JAKARTA, iNewsBogor.id – Majelis Kehormatan Mahkamah Konstitusi (MKMK) memutuskan bahwa Anwar Usman, Hakim Ketua Mahkamah Konstitusi (MK) terbukti melanggar kode etik. Dari total 21 pelaporan yang masuk ke MKMK, 15 diantaranya melaporkan bahwa Anwar Usman telah melanggar prinsip kredibilitas, ketidakberpihakan, profesionalitas, dan rasionalitas ketika ia memutuskan aturan terkait batas usia capres dan cawapres pada 16 Oktober 2023 lalu.

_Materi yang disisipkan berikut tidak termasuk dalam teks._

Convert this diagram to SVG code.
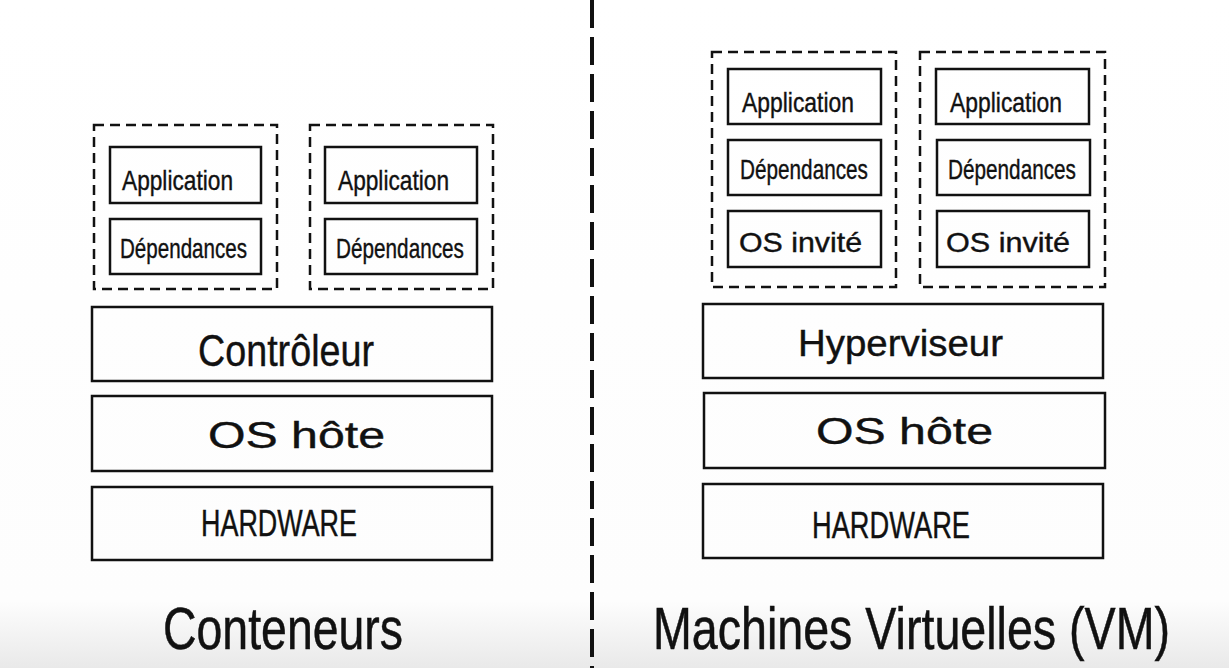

Ketua MKMK, Jimly Asshiddiqie, mengakui bahwa pelanggaran etik ini mudah dibuktikan karena sebagian besar pelapornya adalah guru besar. Sejak putusan MK mengenai batas usia capres dan cawapres diputuskan, Anwar Usman termasuk nama yang berkontribusi pada pengembalian Reformasi ke titik nol.
Putusan batas usia capres dan cawapres telah secara eksplisit menampilkan nepotisme terang-terangan antara Anwar Usman, Gibran Rakabuming Raka, Joko Widodo, dan Prabowo Subianto untuk kepentingan politik elektoral dan keberlangsungan kuasa oligarki.
Akan tetapi, kontribusi Anwar Usman terhadap pembalikkan Reformasi ke titik nol tidaklah sebanding dengan sanksi yang diputuskan MKMK. MKMK mutuskan hanya memberhentikan Anwar Usman dari jabatan Ketua MK namun tidak diberhentikan sebagai Hakim.
Direktur Eksekutif Public Virtue Research Institute, Yansen Dinata, menilai bahwa Anwar Usman seharusnya dipecat secara tidak hormat dari jabatan Hakim MK.
"MKMK harusnya proporsional dalam melihat batas pelanggaran etika apa yang bisa ditolerir dengan teguran lisan. Saya kira, nepotisme adalah dosa tak termaafkan bagi demokrasi," kata Yansen dalam keterangan tertulis, Selasa (7/11/2023).
Menurut Program Manager Public Virtue Research Institute, Axel Paskalis, mengatakan sanksi ini secara tidak langsung menyiratkan bahwa kita tidak lagi menaruh hormat pada proses dan praktik konstitusi yang bersih.
“Bagaimana mungkin, sangat terlihat adanya konflik kepentingan dan pelanggaran berat oleh Ketua MK tapi MKMK tidak menjatuhkan sanksi yang berat?," katanya.
“Dengan memecat Anwar Usman, itu sebenarnya bisa menjadi pembuktian bahwa MKMK punya komitmen menjaga iklim MK tetap bersih dan kredibel. Jika membiarkan Anwar Usman cs tetap di dalam MK, maka sama artinya dengan membolehkan pelaku nepotisme tetap memegang kuasa di ruang konstitusi. Dampak jangka panjangnya, tidak menutup kemungkinan jika MK di kemudian hari bisa digunakan kembali untuk kepentingan oligarki,” sambung Axel.
Yansen membenarkan pendapat Axel. “Masa-masa menjelang Pemilu 2024 adalah periode rentan. Dan demokrasi kita sudah mundur sekian langkah sampai Reformasi seakan tidak ada artinya lagi. Jika kemunduran sistemik ini tetap ditoleransi sampai dengan peralihan kekuasaan di 2024 besok, maka sulit untuk membayangkan jika kehidupan sosial-politik kita akan punya iklim yang bersih dan kredibel,” kata Yansen.
Ini adalah kemunduran sistemik. Putusan MK meloloskan Gibran Rakabuming Raka ke kontestasi cawapres. Berikutnya, nepotisme di dalam MK juga tetap dibiarkan.
Artinya, satu sisi, putusan mengenai batasan usia dan syarat capres-cawapres itu ditarik atau di-rejudicial review. Dan di lain sisi, sayangnya itu tidak terjadi dan pelaku pelanggar etik tidak diberhentikan.